I came to Relay last year with an open mind. I was happy that Relay’s tuition was so inexpensive, and, better yet, that the cost would be covered by the District. As it turns out, I quickly learned, you get what you pay for.
Relay gives a lot of lip service to principles of equity and diversity, but there is very little diversity of thought at Relay. Nearly all of the instructors are Teach for America alumni, and several of them have limited classroom experience. Some are not particularly knowledgeable about their own content areas. All of them have a charter school background. The program is very much geared toward training teachers to deliver pre-packaged lessons in privatized schools with top-down, scripted curriculums.
Throughout the year, Relay instructors had us spend hours giving instructions to the wall, calculating the number of hours lost if kids don’t move around the classroom in perfect boot camp formation, and even doing “teacher aerobics” set to music where we practiced standing on our tiptoes, crouching down to help a student, and popping up like a groundhog to monitor the rest of the class. I found myself wondering when the gimmicks would end and the substance would begin.

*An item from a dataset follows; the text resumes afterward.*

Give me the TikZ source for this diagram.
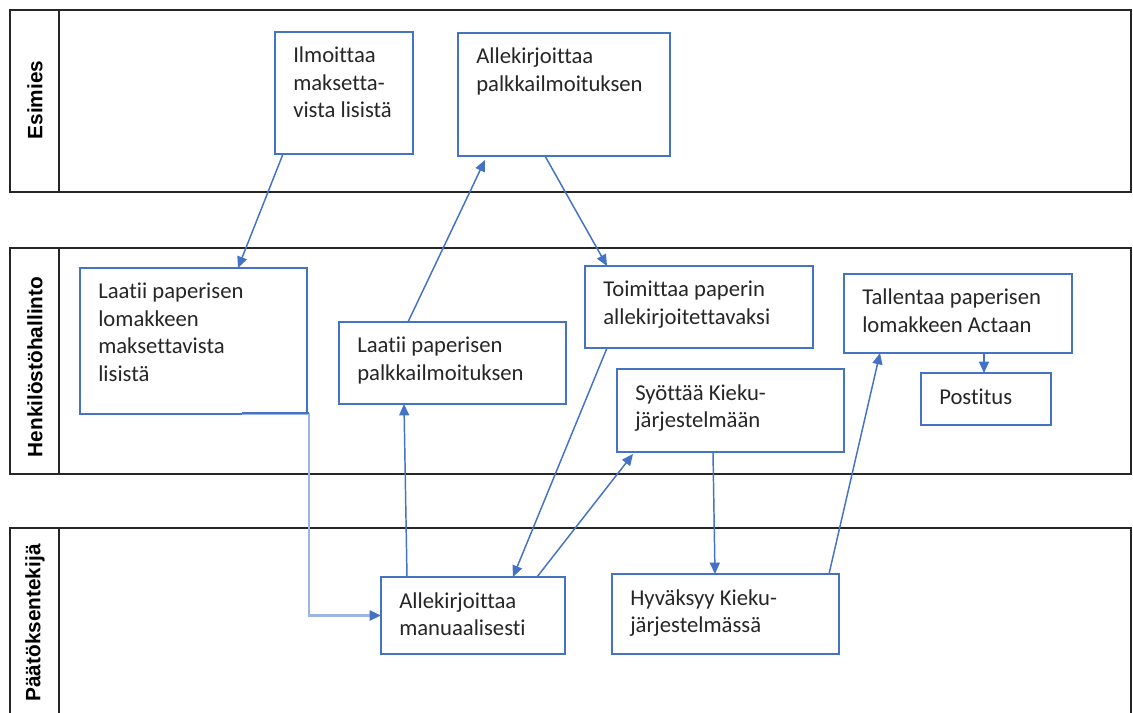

Furthermore, I found many of the Relay techniques deeply troubling. We were shown many videos of “ideal” teaching that included a lot of test-prep drills, chanting, boot-camp-esque classroom management, and telling kids to “track the speaker” as though we would be training dogs rather than educating children. I thought about my own public school experience – I would have been kicked out of school for defiance had I been told to do any of this by my teachers. I also couldn’t help but wonder whether these tactics would be acceptable at schools on the Main Line. They wouldn’t, so they shouldn’t be acceptable for kids in Philadelphia.
Even joy in the classroom at Relay was reductive and artificial. Rather than developing the ability to cultivate genuine, intrinsic curiosity about the human condition and the universe around us, we were encouraged to track instances of character development and impose canned “zest” through choral responses and rhymes that served as yet another veiled control technique.
When I questioned Relay’s obsessive focus on data collection and assessments at the expense of a more holistic teaching practice, a Relay instructor told me that I might want to consider a different career. I love my students, and I don’t want to consider a different career, but I do hope the Board will reconsider Relay. Thank you.